Sucrosomial iron and traditional iron dosage forms are compared for absorption by Caco2 cells

The Caco-2 cell monolayer is currently being considered a useful model for studying Fe uptake by human intestinal cells. In fact, an experimental protocol that conjugates the simulation techniques of the gastrointestinal digestion with the Fe internalizing phase by the Caco-2 cells has been set up. Such a protocol appears very useful and predictive of the in vivo behaviour so far as it takes into account the phase of Fe3+ dissolution in the gastro intestine and the subsequent permeation across the epithelium.

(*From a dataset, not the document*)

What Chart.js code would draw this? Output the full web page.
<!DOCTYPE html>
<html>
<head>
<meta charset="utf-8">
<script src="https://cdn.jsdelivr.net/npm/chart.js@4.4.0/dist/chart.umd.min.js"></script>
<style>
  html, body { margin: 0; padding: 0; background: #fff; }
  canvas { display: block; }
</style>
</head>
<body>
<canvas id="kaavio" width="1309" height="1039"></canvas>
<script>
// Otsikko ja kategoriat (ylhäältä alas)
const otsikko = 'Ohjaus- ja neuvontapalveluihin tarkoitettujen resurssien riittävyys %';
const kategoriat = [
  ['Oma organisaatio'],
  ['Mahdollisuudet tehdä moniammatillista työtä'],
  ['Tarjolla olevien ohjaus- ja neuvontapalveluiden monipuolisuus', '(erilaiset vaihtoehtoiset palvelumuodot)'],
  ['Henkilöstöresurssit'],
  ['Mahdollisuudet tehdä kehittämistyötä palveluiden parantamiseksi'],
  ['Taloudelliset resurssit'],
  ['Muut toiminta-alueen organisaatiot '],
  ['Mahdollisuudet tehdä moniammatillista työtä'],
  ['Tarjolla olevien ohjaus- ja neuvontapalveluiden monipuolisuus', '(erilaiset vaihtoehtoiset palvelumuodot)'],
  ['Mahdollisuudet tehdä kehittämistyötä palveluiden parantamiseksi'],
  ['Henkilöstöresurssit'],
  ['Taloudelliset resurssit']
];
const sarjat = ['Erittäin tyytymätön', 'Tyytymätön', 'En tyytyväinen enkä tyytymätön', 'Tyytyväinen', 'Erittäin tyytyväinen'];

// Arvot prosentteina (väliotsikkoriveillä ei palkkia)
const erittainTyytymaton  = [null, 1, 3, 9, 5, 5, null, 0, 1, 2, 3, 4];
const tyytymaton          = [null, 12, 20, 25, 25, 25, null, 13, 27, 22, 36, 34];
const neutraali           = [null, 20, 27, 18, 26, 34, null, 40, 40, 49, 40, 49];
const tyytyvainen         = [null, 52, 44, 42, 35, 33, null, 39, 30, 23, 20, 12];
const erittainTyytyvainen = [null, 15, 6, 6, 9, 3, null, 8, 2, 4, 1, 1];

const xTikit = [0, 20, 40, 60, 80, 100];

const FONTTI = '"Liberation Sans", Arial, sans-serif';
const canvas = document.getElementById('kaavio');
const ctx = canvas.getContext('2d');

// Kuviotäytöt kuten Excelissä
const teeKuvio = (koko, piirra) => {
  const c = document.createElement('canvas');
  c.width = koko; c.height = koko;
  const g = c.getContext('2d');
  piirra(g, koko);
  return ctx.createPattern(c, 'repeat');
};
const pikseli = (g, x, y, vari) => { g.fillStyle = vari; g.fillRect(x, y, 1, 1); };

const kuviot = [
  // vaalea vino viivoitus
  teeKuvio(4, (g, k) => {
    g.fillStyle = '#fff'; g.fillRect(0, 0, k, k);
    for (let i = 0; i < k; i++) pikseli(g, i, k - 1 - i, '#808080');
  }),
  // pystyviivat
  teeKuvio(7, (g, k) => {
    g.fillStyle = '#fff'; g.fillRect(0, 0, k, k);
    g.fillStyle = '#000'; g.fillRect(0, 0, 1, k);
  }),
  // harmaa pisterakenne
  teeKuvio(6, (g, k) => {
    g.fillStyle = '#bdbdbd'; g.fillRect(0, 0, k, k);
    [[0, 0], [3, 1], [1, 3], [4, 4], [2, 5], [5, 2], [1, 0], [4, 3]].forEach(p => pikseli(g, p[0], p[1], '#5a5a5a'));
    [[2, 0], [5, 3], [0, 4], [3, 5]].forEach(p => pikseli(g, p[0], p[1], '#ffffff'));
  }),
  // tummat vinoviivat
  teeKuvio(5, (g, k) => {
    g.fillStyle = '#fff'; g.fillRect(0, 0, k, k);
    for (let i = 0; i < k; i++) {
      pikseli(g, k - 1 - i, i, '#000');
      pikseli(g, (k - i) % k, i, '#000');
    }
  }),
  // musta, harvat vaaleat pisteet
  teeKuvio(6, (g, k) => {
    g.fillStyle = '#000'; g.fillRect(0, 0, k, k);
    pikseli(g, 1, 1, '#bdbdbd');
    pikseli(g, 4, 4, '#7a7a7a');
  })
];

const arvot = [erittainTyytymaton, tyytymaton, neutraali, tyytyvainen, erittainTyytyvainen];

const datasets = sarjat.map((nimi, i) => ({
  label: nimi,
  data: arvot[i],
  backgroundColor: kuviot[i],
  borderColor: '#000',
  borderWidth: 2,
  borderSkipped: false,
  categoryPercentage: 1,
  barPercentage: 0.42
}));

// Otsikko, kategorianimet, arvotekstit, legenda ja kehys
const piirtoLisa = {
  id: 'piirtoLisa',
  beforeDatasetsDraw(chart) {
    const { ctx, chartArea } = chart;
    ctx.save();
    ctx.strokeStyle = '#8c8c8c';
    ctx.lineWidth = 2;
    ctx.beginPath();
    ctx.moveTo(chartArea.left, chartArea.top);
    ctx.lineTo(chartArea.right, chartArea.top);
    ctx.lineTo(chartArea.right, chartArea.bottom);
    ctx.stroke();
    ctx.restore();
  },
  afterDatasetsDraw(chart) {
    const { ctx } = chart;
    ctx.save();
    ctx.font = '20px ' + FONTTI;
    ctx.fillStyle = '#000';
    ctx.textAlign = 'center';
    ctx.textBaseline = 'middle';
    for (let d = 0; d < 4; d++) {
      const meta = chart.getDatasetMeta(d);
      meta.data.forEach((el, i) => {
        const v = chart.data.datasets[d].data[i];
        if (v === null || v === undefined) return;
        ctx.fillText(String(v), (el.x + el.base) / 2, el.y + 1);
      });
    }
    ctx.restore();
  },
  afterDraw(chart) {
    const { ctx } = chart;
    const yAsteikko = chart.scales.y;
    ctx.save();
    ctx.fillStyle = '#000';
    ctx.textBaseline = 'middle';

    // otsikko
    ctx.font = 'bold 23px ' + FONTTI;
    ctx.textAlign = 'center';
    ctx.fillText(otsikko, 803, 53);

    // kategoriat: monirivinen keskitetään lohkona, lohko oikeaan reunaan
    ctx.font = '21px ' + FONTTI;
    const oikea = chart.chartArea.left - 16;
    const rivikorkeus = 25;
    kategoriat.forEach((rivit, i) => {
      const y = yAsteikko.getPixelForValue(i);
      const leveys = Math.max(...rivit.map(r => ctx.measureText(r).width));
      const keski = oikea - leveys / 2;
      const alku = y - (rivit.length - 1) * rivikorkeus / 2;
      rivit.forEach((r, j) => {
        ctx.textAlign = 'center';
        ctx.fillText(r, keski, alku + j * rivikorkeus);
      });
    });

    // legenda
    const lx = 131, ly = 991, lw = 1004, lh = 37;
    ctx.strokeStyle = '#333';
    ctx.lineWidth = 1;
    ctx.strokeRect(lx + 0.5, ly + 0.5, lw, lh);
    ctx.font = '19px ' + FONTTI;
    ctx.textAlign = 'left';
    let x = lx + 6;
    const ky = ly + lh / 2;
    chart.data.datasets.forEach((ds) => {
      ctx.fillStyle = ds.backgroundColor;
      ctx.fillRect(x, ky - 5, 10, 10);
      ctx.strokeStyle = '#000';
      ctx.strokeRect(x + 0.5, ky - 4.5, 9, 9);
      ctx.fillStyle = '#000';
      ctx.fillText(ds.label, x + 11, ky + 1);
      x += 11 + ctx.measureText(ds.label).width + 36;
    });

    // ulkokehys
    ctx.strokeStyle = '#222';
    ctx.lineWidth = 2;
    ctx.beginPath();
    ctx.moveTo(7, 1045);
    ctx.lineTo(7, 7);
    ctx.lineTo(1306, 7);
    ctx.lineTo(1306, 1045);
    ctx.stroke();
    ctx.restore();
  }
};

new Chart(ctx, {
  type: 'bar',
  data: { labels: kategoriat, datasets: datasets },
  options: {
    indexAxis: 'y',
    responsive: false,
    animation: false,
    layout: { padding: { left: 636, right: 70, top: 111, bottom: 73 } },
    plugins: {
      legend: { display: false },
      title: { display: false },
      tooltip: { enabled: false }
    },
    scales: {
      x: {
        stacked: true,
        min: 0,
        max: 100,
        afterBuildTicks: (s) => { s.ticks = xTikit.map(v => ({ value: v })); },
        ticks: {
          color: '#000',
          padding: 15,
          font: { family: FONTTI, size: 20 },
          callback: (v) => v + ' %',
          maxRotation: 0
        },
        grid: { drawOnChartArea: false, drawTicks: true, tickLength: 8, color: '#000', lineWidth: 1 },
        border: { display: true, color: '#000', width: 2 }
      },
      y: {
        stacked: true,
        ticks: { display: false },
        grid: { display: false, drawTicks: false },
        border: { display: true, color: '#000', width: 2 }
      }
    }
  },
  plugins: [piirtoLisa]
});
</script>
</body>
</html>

Indeed it cannot be taken for granted that the latter phase is slower than the former and hence that it is the rate- determining one. It is known that at pH values higher than 3 the Fe3+ ion tends to form Fe(OH)3, the water solubility of which is practically null. For this reason the organism has developed an efficient transport system. Quite hypothetically another type of Fe3+ transport across the intestinal epithelium could involve the cellular endocytosis of a Fe3+ carrier (sucrosome, e.g., nano- or micro-particulate). For these reasons the Caco-2 cells model might not predict the in vivo bioavailability of Fe3+ which could reach the general circulation by internalization and subsequent release from the intestinal epithelial cells of the nano or micro-particulate Fe3+ carrier. Therefore, to evaluate the ability of the carrier to transport Fe3+ across the epithelium an ex vivo model based on excised rat intestine could be more predictive. The present work compares the two models, namely that based on the Caco-2 cells monolayer and that based on the excised rat intestine, for their ability to predict the absorption of Sucrosomial® Iron from different formulations supplied by Pharmanutra SpA. For Caco-2 cells absorption studies, Caco-2 cells were seeded in well plates, maintained in cell culture medium and used in the Fe uptake experiments at 14 days post- seeding. An aliquot of the intestinal digest was pipetted into the upper chamber and after 24 h-incubation, cells were harvested for analysis. For permeation studies, the intestinal mucosa was excised from non-fasting male Wistar rats. The excised intestine was cut into strips and mounted in Ussing-type chambers without stripping off the underlying muscle layer. Data described in this work has shown that the Sucrosomial® Iron formulations have the ability to promote the Fe3+ absorption across the intestinal epithelia, probably thanks to the endocytosis of the microparticulate Fe3+ carrier.